Michael Fassbender Confirmed For Ridley Scott's 'The Counselor,' Starting In May
Michael Fassbender is going back to work with Ridley Scott. The possibility we reported a few days ago, that Fassbender might star in Scott's film version of Cormac McCarthy's script The Counselor, has come to pass. So just before the opening of Prometheus, which Scott directed and in which Fassbender appears, the duo will be at work again on a story that is being compared to No Country For Old Men.Deadline says that Fassbender will be a lawyer who thinks he can dabble in the drug trade without being consumed by it. McCarthy wrote the script last year and sold it unexpectedly just a few weeks ago. That led to it becoming a hot property. What else would you expect for a script from McCarthy that brings to mind No Country For Old Men, which won four Oscars (Best Adapted Screenplay, Best Supporting Actor, Best Director and Best Picture) in 2008.
Speaking of the Best Supporting Actor Oscar, the next step is casting the bad guy in The Counselor. Deadline mentions several possible actors: Jeremy Renner, Bradley Cooper (newly free after the shutdown of Paradise Lost) and even Brad Pitt. Renner might actually be open, if he can be scheduled around promo duties for The Avengers and The Bourne Legacy. We'll likely hear about casting for that role very soon. The Counselor could start shooting as soon as May 1.

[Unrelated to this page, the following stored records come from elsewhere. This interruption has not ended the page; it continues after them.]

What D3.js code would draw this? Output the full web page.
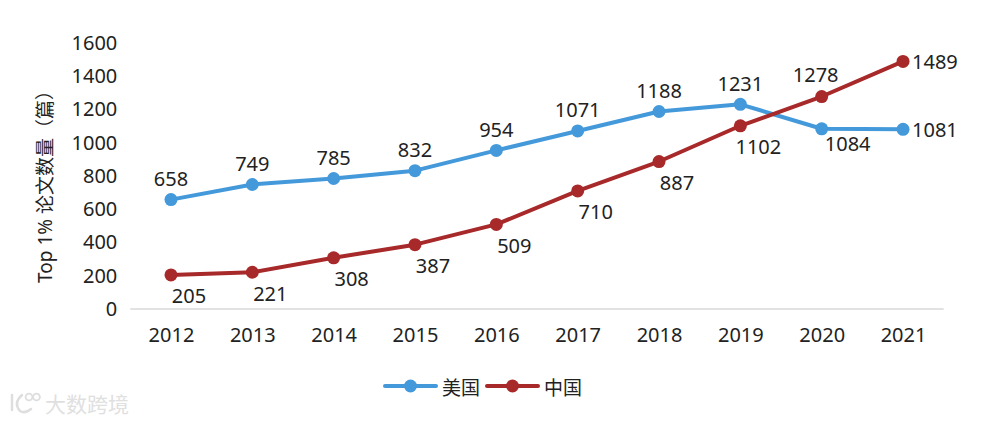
<!DOCTYPE html>
<html>
<head>
<meta charset="utf-8">
<script src="https://cdn.jsdelivr.net/npm/d3@7/dist/d3.min.js"></script>
<style>
  html, body { margin: 0; padding: 0; background: #ffffff; }
  svg { display: block; }
  text { font-family: "Noto Sans", "Noto Sans CJK SC", sans-serif; fill: #222222; }
</style>
</head>
<body>
<svg id="chart" width="994" height="422"></svg>
<script>
// ---- data ----
const years = ["2012", "2013", "2014", "2015", "2016", "2017", "2018", "2019", "2020", "2021"];
const usValues = [658, 749, 785, 832, 954, 1071, 1188, 1231, 1084, 1081];
const cnValues = [205, 221, 308, 387, 509, 710, 887, 1102, 1278, 1489];
const seriesNames = ["美国", "中国"];
const yTicks = [0, 200, 400, 600, 800, 1000, 1200, 1400, 1600];
const yTitle = "Top 1% 论文数量（篇）";
const watermark = "大数跨境";

// ---- layout ----
const plotLeft = 130.3, plotRight = 943.7, plotTop = 43, plotBottom = 309;
const colors = ["#4499da", "#a8292a"];

const svg = d3.select("#chart");

const x = d3.scalePoint().domain(years).range([plotLeft, plotRight]).padding(0.5);
const y = d3.scaleLinear().domain([0, 1600]).range([plotBottom, plotTop]);

// y axis (labels only)
const yAxis = d3.axisLeft(y).tickValues(yTicks).tickFormat(d3.format("d")).tickSize(0).tickPadding(13);
const gy = svg.append("g").attr("transform", `translate(${plotLeft},0)`).call(yAxis);
gy.select(".domain").remove();
gy.selectAll("text").style("font-size", "20px").attr("fill", "#222222")
  .style("font-family", "'Noto Sans', sans-serif");

// x axis
const xAxis = d3.axisBottom(x).tickSize(0).tickPadding(19);
const gx = svg.append("g").attr("transform", `translate(0,${plotBottom})`).call(xAxis);
gx.select(".domain").attr("stroke", "#d9d9d9").attr("stroke-width", 1.5)
  .attr("d", `M${plotLeft},0H${plotRight}`);
gx.selectAll("text").style("font-size", "20px").attr("fill", "#222222")
  .style("font-family", "'Noto Sans', sans-serif");

// y title
svg.append("text")
  .attr("transform", `translate(45,182) rotate(-90)`)
  .attr("text-anchor", "middle")
  .attr("dominant-baseline", "central")
  .style("font-size", "19px")
  .text(yTitle);

// series
const series = [usValues, cnValues];
const line = d3.line().x((d, i) => x(years[i])).y(d => y(d));

function labelPlacement(s, i) {
  const last = years.length - 1;
  if (i === last) return { dx: 9, dy: 0, anchor: "start" };
  if (s === 0) {
    if (i === last - 1) return { dx: 26, dy: 15, anchor: "middle" };
    return { dx: 0, dy: -21, anchor: "middle" };
  } else {
    if (i === last - 1) return { dx: -6, dy: -22, anchor: "middle" };
    return { dx: 18, dy: 21, anchor: "middle" };
  }
}

series.forEach((vals, s) => {
  const g = svg.append("g");
  g.append("path").datum(vals)
    .attr("d", line)
    .attr("fill", "none")
    .attr("stroke", colors[s])
    .attr("stroke-width", 4)
    .attr("stroke-linejoin", "round");
  g.selectAll("circle").data(vals).join("circle")
    .attr("cx", (d, i) => x(years[i]))
    .attr("cy", d => y(d))
    .attr("r", 6.5)
    .attr("fill", colors[s]);
  g.selectAll("text.lbl").data(vals).join("text")
    .attr("class", "lbl")
    .attr("x", (d, i) => x(years[i]) + labelPlacement(s, i).dx)
    .attr("y", (d, i) => y(d) + labelPlacement(s, i).dy)
    .attr("text-anchor", (d, i) => labelPlacement(s, i).anchor)
    .attr("dominant-baseline", "central")
    .style("font-size", "20px")
    .text(d => d);
});

// legend
const legend = svg.append("g");
const legendX = [385, 487];
seriesNames.forEach((name, s) => {
  const lx = legendX[s], ly = 386;
  legend.append("line").attr("x1", lx).attr("x2", lx + 51).attr("y1", ly).attr("y2", ly)
    .attr("stroke", colors[s]).attr("stroke-width", 4).attr("stroke-linecap", "round");
  legend.append("circle").attr("cx", lx + 25.5).attr("cy", ly).attr("r", 6.5).attr("fill", colors[s]);
  legend.append("text").attr("x", lx + 57).attr("y", ly)
    .attr("dominant-baseline", "central")
    .style("font-size", "19px")
    .style("font-family", "'Noto Sans CJK SC', sans-serif")
    .text(name);
});

// watermark
const wm = svg.append("g");
wm.append("path")
  .attr("d", "M12,395 L12,410 M22,395 Q13,403 20,411 Q25,414 31,409")
  .attr("fill", "none").attr("stroke", "#dedede").attr("stroke-width", 2.5).attr("stroke-linecap", "round");
wm.append("circle").attr("cx", 29).attr("cy", 397).attr("r", 3.4).attr("fill", "none").attr("stroke", "#dedede").attr("stroke-width", 1.8);
wm.append("circle").attr("cx", 36.5).attr("cy", 397).attr("r", 3.4).attr("fill", "none").attr("stroke", "#dedede").attr("stroke-width", 1.8);
wm.append("text").attr("x", 45).attr("y", 403)
  .attr("dominant-baseline", "central")
  .style("font-size", "21px")
  .style("font-family", "'Noto Sans CJK SC', sans-serif")
  .style("fill", "#e0e0e0")
  .text(watermark);
</script>
</body>
</html>
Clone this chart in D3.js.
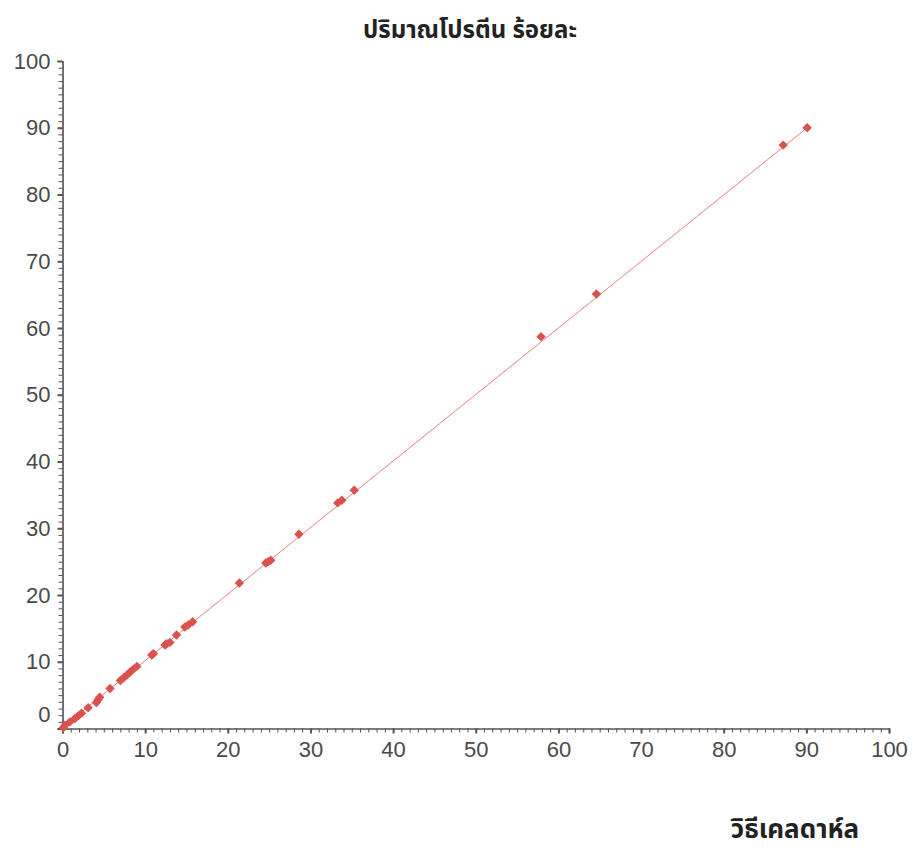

And, one last time, here's what producer Steve Schwartz said about the script when the sale was announced:
Since McCarthy himself wrote the script, we get his own muscular prose directly, with its sexual obsessions. It's a masculine world into which, unusually, two women intrude to play leading roles. McCarthy's wit and humor in the dialogue make the nightmare even scarier. This may be one of McCarthy's most disturbing and powerful works.